Crônica - O hiato entre o romantismo e o realismo educacional - Manoel Messias Pereira


O hiato entre o romantismo e o realismo educacional

O conceito de família que via nas cartilhas escolares era muito semelhante aos anúncios de margarinas, pessoas brancas e felizes sentadas na mesa, o pai lendo o jornal, e a mãe submissa. O caminho da escola sempre era encantado com flores e borboletas floridas voando nos ambientes. As ruas todas bem calçadas. As casas sempre tinham um jardim com margaridas e rosas e no fundo uma hortinha, com legumes e verduras.

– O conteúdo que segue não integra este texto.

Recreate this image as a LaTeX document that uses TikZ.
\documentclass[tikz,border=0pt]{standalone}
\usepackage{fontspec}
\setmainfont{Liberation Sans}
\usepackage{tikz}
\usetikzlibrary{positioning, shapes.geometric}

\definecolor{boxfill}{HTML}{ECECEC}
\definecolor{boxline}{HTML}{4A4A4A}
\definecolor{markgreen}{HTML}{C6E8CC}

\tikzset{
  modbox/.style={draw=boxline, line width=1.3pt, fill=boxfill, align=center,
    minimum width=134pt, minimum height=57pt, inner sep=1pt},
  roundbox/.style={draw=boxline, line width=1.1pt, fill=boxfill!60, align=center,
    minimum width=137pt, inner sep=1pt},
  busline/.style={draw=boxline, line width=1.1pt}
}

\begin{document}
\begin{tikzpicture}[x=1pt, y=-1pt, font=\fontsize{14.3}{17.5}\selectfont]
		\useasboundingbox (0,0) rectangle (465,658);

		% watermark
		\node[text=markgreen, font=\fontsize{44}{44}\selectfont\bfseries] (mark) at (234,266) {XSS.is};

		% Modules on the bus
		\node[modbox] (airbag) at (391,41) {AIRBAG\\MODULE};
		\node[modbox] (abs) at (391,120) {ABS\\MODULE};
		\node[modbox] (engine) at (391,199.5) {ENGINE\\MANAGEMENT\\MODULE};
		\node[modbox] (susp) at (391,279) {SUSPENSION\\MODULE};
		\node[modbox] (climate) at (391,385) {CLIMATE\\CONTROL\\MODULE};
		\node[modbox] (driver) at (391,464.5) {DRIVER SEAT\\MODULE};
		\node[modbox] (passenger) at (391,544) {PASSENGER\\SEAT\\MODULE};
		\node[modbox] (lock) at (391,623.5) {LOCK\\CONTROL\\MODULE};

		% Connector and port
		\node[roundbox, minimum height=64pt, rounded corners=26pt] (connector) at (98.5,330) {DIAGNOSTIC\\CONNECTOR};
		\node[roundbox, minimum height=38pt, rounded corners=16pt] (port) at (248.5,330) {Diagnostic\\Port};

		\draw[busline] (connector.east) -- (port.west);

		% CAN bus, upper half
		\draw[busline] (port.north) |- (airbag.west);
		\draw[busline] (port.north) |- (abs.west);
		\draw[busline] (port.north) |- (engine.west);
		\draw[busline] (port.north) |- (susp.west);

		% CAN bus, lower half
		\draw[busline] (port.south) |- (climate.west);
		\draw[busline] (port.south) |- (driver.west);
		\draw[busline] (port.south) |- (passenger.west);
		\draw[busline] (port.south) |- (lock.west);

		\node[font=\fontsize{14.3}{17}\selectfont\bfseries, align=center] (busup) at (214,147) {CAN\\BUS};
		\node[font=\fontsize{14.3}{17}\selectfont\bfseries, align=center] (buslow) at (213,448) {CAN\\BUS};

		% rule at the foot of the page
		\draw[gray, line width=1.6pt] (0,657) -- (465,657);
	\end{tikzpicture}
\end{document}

O conceito de família que tenho em mente era meu pai afrodescendente, assim como a minha mãe, ele trabalhando de descarregar caminhão ou em máquina de benefícios, minha mãe trabalhado de empregada domestica. Numa situação econômica precária, morando num ambiente sem luz elétrica, num ambiente em que as ruas eram sem asfalto e sem calçamento, mas assim mesmo caminhava pra escola. Na minha casa quando era criança tudo era muito divergente das casas da cartilha.

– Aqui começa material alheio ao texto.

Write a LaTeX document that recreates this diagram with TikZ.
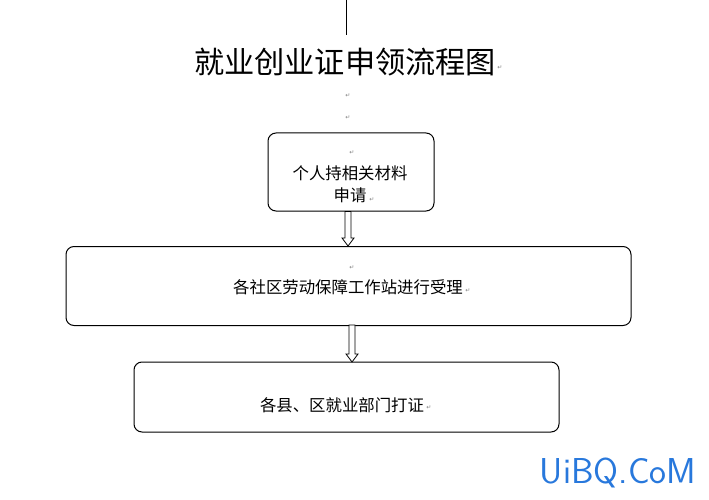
\documentclass[tikz,border=0pt]{standalone}
\usepackage{fontspec}
\setmainfont{Noto Sans CJK SC}
\newfontfamily\markfont{DejaVu Sans}
\usetikzlibrary{calc}
\tikzset{
  stepbox/.style={draw, rounded corners=8pt, line width=1pt, inner sep=0pt},
  pmark/.style={font=\markfont\fontsize{6}{6}\selectfont, text=gray, inner sep=0pt},
  boxtext/.style={font=\fontsize{16.4}{22}\selectfont, align=center, inner sep=0pt}
}
\newcommand{\hollowarrow}[2]{%
  \draw[line width=0.8pt, fill=white]
    ($(#1)+(-3,0)$) -- ($(#2)+(-3,-8)$) -- ($(#2)+(-6,-8)$) -- (#2)
    -- ($(#2)+(6,-8)$) -- ($(#2)+(3,-8)$) -- ($(#1)+(3,0)$) -- cycle;}
\begin{document}
\begin{tikzpicture}[x=1pt, y=-1pt]
\useasboundingbox (0,0) rectangle (709,500);
% top line and title
\coordinate (top) at (346,0);
\coordinate (topend) at (346,35);
\draw[line width=0.8pt] (top) -- (topend);
\node[font=\fontsize{30.2}{32}\selectfont, inner sep=0pt] (title) at (345,62) {就业创业证申领流程图};
\node[pmark] (m1) at (500,68) {↵};
\node[pmark] (m2) at (348,96) {↵};
\node[pmark] (m3) at (348,118) {↵};
% boxes
\node[stepbox, minimum width=166pt, minimum height=78pt] (apply) at (351,172) {};
\node[boxtext] (applytxt) at (350,184) {个人持相关材料\\申请};
\node[pmark] (m4) at (352,153) {↵};
\node[pmark] (m5) at (372,200) {↵};
\node[stepbox, minimum width=565pt, minimum height=79pt] (accept) at (348.5,286) {};
\node[boxtext] (accepttxt) at (348,287) {各社区劳动保障工作站进行受理};
\node[pmark] (m6) at (352,268) {↵};
\node[pmark] (m7) at (468,291) {↵};
\node[stepbox, minimum width=425pt, minimum height=70pt] (issue) at (346.5,397) {};
\node[boxtext] (issuetxt) at (342,405) {各县、区就业部门打证};
\node[pmark] (m8) at (429,408) {↵};
% arrows
\coordinate (a1s) at ($(apply.south)+(-3,0)$);
\coordinate (a1e) at (348,246);
\hollowarrow{a1s}{a1e}
\coordinate (a2s) at (352,325);
\coordinate (a2e) at (352,362);
\hollowarrow{a2s}{a2e}
% watermark
\node[font=\fontsize{36}{38}\selectfont\sffamily, text={rgb,255:red,40;green,120;blue,220}, inner sep=0pt] (wm) at (618,473) {UiBQ.CoM};
\end{tikzpicture}
\end{document}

 E logo meu pai arranjou um jeito de ir embora porém já tinha outras três famílias constituídas inclusive com filhos. Foi preciso sair daquele casarão antigo de escadas de madeira, em que tantas vezes vi o meu pai embriagado tentar subir e sempre parava na escadaria. Meu pai foi embora e ficou minha mãe, eu e mais duas irmãzinhas, cujo a menor tinha apenas dez meses.

Vi minha mãe planejando, trabalhar de segunda a sábado, e ter parte de sua vida de moça nova dedicada ao carinho de mãe, instruindo-me no respeito coletivo, no respeito a todas as pessoas e a natureza. E sempre colocando que em quaisquer ambiente que nós crianças, filho e filhas dela deveríamos representá-la, e nunca decepcioná-la. Na escola tínhamos que demonstrar e ser sempre educado, amável, e tratar a todos com a formalidade, que a boa educação manda. E ela sempre dizia somos negros e sempre seremos cobrados, não pelo aquilo que fazemos, mas pela cobrança que uma sociedade preconceituosa, que sempre vai querer impor sobre nós a sua superioridade.

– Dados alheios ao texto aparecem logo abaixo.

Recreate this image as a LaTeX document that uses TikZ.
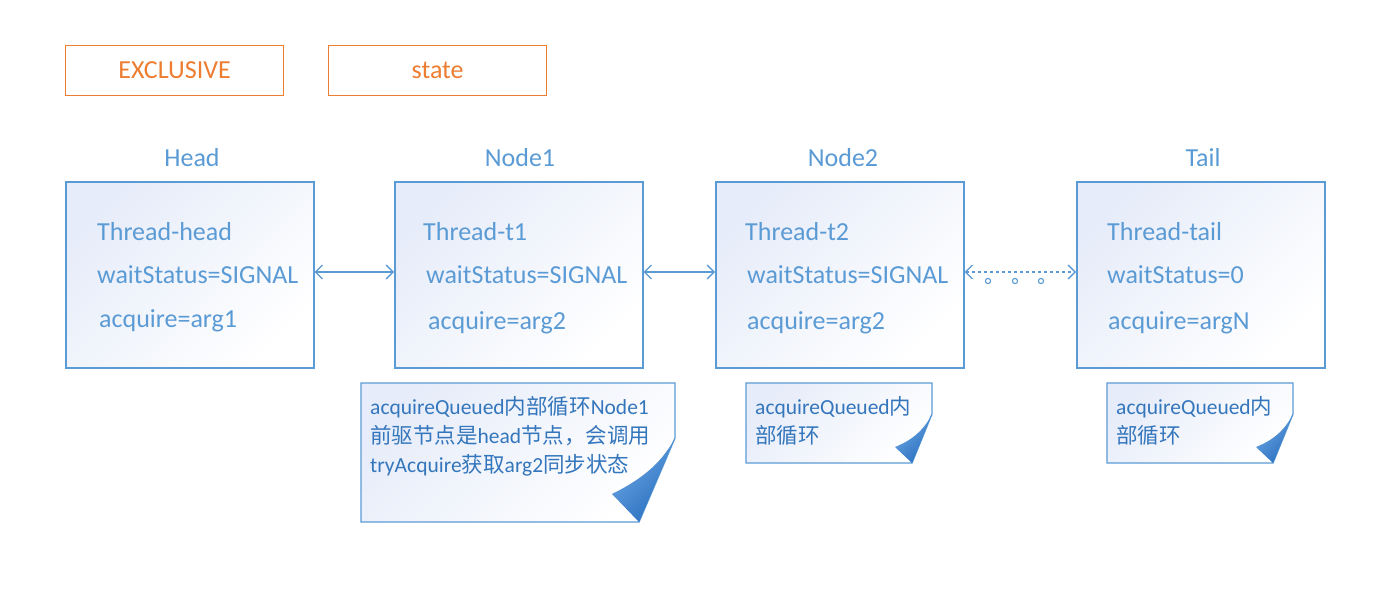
\documentclass[tikz,border=0pt]{standalone}
\usepackage{fontspec}
\setmainfont{Carlito}
\newfontfamily\cjk{Noto Sans CJK SC}
\usetikzlibrary{arrows.meta}
\definecolor{boxblue}{RGB}{91,155,213}
\definecolor{notetxt}{RGB}{52,118,188}
\definecolor{orng}{RGB}{237,125,49}
\definecolor{fillblue}{RGB}{230,236,249}
\definecolor{curldark}{RGB}{40,110,192}
\definecolor{curllight}{RGB}{110,168,226}
\tikzset{
  big/.style={font=\fontsize{26}{30}\selectfont},
  lbl/.style={big, text=boxblue, inner sep=0pt, anchor=base},
  line/.style={big, text=boxblue, inner sep=0pt, anchor=base west},
  ntxt/.style={font=\fontsize{21.5}{29}\selectfont, text=notetxt, inner sep=0pt, anchor=base west},
  obox/.style={draw=orng, line width=1.3pt, minimum width=218pt, minimum height=50pt, inner sep=0pt, text=orng, big, anchor=north west},
  paper/.style={top color=fillblue, middle color=white, bottom color=white, shading angle=45},
  qbox/.style={draw=boxblue, line width=1.5pt, paper, minimum width=248pt, minimum height=186pt, inner sep=0pt, anchor=north west},
  link/.style={draw=boxblue, line width=1.3pt, {Straight Barb[length=7pt,width=14pt]}-{Straight Barb[length=7pt,width=14pt]}},
  page/.style={draw=boxblue, line width=1.3pt, paper},
  curl/.style={top color=curllight, middle color=curldark, bottom color=curldark, shading angle=45},
}
\begin{document}
\begin{tikzpicture}[x=1pt,y=-1pt]
\useasboundingbox[fill=white] (0,0) rectangle (1376,607);
% top boxes
\node[obox] (excl) at (65,45) {EXCLUSIVE};
\node[obox] (state) at (328,45) {state};
% labels
\node[lbl] (lh) at (192,167) {Head};
\node[lbl] (l1) at (520,167) {Node1};
\node[lbl] (l2) at (843,167) {Node2};
\node[lbl] (lt) at (1203,167) {Tail};
% queue boxes
\node[qbox] (head) at (65,181) {};
\node[qbox] (n1) at (394,181) {};
\node[qbox] (n2) at (715,181) {};
\node[qbox] (tail) at (1076,181) {};
% box texts
\node[line] (h1) at (97,240) {Thread-head};
\node[line] (h2) at (97,283) {waitStatus=SIGNAL};
\node[line] (h3) at (99,327) {acquire=arg1};
\node[line] (a1) at (423,240) {Thread-t1};
\node[line] (a2) at (426,283) {waitStatus=SIGNAL};
\node[line] (a3) at (428,329) {acquire=arg2};
\node[line] (b1) at (745,240) {Thread-t2};
\node[line] (b2) at (747,283) {waitStatus=SIGNAL};
\node[line] (b3) at (747,329) {acquire=arg2};
\node[line] (t1) at (1107,240) {Thread-tail};
\node[line] (t2) at (1107,283) {waitStatus=0};
\node[line] (t3) at (1108,329) {acquire=argN};
% connectors
\draw[link] (head.east |- 0,272) -- (n1.west |- 0,272);
\draw[link] (n1.east |- 0,272) -- (n2.west |- 0,272);
\draw[link, dash pattern=on 3pt off 3pt] (n2.east |- 0,272) -- (tail.west |- 0,272);
\foreach \cx in {988,1015,1041} \draw[boxblue, line width=1.1pt] (\cx,281) circle (2.6pt);
% note 1
\path[page] (361,383) -- (675,383) -- (675,438) -- (639,522) -- (361,522) -- cycle;
\path[curl] (675,438) -- (639,522) -- (612,494) .. controls (638,481) and (660,466) .. cycle;
\node[ntxt] (m1) at (370,414) {acquireQueued{\cjk 内部循环}Node1};
\node[ntxt] (m2) at (370,443) {{\cjk 前驱节点是}head{\cjk 节点，会调用}};
\node[ntxt] (m3) at (370,472) {tryAcquire{\cjk 获取}arg2{\cjk 同步状态}};
% note 2
\path[page] (746,383) -- (932,383) -- (932,414) -- (912,463) -- (746,463) -- cycle;
\path[curl] (932,414) -- (912,463) -- (895,447) .. controls (910,441) and (923,432) .. cycle;
\node[ntxt] (p1) at (755,414) {acquireQueued{\cjk 内}};
\node[ntxt] (p2) at (755,443) {{\cjk 部循环}};
% note 3
\path[page] (1107,383) -- (1293,383) -- (1293,414) -- (1273,463) -- (1107,463) -- cycle;
\path[curl] (1293,414) -- (1273,463) -- (1256,447) .. controls (1271,441) and (1284,432) .. cycle;
\node[ntxt] (q1) at (1116,414) {acquireQueued{\cjk 内}};
\node[ntxt] (q2) at (1116,443) {{\cjk 部循环}};
\end{tikzpicture}
\end{document}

De princípio vi minha mãe imigrar-se em diversos cultos religiosos, ela foi católica, e por alguns constantes desmaios dentro da missa da catedral de São José do Rio Preto-SP, convidada a fazer orações em casa. Daí ela foi para o culto Pentecostal, mas por passar mal também dentro destas igrejas, acabando se encontrando no Espiritismo. E por fim nos terreiros de Umbanda. Sendo iniciada, e formada, com nome como Padrinho Nelson de Santos e Joâozinho da Goméia. Formalizando um terreiro em 1965. Um período em que vários templos foram investigados pela policia política no Brasil.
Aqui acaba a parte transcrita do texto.